Secondly, we focus on optimizing the robustness of federated learning when differential privacy noise is added to the data for privacy guarantee. Local differential privacy (LDP) is a prominent approach and is widely adopted in federated learning to preserve the privacy of local training data. It also nicely provides a rigorous privacy guarantee with computational efficiency in theory. However, a strong privacy guarantee with local differential privacy can degrade the robustness of the learned global model. To date, very few studies focus on the interplay between LDP and the robustness of federated learning. We observe that LDP adds random noise to the data to achieve a privacy guarantee of local data, and thus introduces uncertainty to the training dataset of federated learning. This leads to decreased robustness. To solve this robustness problem caused by uncertainty, we propose to leverage the promising distributionally robust optimization (DRO) modeling approach. Specifically, we first formulate a distributionally robust and private federated learning problem (DRPri). While our formulation successfully captures the uncertainty generated by the LDP, we show that it is not easily tractable. We thus transform our DRPri problem to another equivalent problem, under the Wasserstein distance-based uncertainty set, which is named the DRPri-W problem. We then design a robust and private federated learning algorithm, RPFL, to solve the DRPri-W problem. We analyze RPFL and theoretically show it satisfies differential privacy with a robustness guarantee.

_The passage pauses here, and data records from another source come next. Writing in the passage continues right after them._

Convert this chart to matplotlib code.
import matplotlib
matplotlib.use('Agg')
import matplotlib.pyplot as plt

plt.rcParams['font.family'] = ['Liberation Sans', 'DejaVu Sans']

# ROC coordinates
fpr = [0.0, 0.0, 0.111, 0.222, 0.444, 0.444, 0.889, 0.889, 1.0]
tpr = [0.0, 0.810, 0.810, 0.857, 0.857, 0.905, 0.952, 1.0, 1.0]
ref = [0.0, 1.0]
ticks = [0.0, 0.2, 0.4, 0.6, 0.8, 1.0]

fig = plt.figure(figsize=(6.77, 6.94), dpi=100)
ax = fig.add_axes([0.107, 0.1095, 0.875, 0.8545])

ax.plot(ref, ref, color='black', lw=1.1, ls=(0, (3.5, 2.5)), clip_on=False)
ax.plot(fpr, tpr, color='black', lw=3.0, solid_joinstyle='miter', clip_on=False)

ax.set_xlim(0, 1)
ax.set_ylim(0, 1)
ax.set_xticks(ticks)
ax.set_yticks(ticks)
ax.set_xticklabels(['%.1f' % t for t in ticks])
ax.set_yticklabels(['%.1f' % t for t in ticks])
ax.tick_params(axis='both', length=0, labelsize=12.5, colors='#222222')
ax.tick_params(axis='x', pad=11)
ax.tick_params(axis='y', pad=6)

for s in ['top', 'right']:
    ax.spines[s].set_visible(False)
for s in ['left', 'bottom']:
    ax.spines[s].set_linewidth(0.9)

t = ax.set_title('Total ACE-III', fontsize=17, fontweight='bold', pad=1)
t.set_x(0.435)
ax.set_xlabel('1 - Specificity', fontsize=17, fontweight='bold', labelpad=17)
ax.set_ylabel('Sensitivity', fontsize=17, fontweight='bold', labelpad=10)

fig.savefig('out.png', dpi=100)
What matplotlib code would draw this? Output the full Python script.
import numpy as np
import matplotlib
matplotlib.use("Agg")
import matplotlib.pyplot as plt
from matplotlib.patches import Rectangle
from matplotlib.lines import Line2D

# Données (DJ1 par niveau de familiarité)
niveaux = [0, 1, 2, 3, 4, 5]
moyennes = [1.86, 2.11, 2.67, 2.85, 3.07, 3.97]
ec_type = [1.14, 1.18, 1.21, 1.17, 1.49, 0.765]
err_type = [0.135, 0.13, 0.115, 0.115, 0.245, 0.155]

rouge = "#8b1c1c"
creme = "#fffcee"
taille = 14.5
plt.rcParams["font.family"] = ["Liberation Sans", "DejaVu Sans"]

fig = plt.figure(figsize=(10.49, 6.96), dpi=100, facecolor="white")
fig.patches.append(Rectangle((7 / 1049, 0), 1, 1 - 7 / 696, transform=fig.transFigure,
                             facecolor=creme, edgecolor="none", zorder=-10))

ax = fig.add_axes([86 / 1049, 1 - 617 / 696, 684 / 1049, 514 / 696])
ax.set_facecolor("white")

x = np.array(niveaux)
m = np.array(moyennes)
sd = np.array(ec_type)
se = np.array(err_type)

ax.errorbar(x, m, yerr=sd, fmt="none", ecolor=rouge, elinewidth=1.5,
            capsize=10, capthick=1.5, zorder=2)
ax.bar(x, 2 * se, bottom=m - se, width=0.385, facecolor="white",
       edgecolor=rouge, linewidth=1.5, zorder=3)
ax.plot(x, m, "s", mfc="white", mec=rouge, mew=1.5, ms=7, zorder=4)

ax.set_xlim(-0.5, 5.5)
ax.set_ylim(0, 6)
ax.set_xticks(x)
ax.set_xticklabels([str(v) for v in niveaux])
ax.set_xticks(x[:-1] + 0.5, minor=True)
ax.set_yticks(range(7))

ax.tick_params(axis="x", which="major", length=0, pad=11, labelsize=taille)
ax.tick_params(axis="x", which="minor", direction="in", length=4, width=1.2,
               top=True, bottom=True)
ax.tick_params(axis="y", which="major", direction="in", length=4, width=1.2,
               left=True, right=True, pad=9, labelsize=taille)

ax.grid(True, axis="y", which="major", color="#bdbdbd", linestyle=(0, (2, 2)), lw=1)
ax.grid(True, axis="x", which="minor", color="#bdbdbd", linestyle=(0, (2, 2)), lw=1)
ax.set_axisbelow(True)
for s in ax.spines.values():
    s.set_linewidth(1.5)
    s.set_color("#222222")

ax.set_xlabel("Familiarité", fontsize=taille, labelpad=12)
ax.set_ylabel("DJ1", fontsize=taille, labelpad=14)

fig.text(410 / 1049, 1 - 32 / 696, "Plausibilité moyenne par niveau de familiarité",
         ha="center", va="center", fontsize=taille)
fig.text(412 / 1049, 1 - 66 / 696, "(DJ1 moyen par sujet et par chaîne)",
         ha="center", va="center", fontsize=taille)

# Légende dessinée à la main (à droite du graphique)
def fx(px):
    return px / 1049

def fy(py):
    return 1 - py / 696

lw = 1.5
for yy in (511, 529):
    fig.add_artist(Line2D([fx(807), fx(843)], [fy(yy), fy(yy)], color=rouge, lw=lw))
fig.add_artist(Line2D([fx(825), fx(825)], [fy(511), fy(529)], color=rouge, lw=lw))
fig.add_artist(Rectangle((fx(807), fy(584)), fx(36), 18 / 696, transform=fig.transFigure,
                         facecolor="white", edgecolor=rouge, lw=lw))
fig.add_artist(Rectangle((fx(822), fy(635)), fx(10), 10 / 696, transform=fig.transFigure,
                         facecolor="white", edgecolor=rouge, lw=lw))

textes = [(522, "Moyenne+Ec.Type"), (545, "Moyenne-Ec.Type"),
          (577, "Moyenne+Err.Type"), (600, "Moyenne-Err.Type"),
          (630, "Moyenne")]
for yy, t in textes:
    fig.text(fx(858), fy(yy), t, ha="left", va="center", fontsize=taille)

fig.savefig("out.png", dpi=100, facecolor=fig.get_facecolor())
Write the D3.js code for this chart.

Finally, we explore the noisy labels issue of federated learning in the network traffic classification domain. Network traffic classifiers of mobile devices are widely learned with federated learning for privacy preservation. Noisy labels commonly occur in each device and deteriorate the accuracy of the learned network traffic classifier.
Existing noise elimination approaches attempt to solve this by detecting and removing noisy labeled data before training. However, they may lead to poor performance of the learned classifier, as the remaining traffic data in each device is few after noise removal. Motivated by the observation that the data feature of the noisy labeled traffic data is clean and the underlying true distribution of the noisy labeled data is statistically close to the clean traffic data, we propose to utilize the noisy labeled data by normalizing it to be close to the clean traffic data distribution. Specifically, we first formulate a distributionally robust federated network traffic classifier learning problem (DR-NTC) to jointly take the normalized traffic data and clean data into training. Then we specify the normalization function under Wasserstein distance to transform the noisy labeled traffic data into a certified robust region around the clean data distribution, and we reformulate the DR-NTC problem into an equivalent DR-NTC-W problem. Finally, we design a robust federated network traffic classifier learning algorithm, RFNTC, to solve the DR-NTC-W problem. We also provide a theoretical analysis of the proposed algorithm to show the robustness guarantee.
In summary, we propose three methods to overcome the challenges brought by the noisy environment in federated learning with privacy preservation. All these methods are implemented and evaluated with various models and real-world datasets, and the experimental results present the effectiveness of the proposed methods.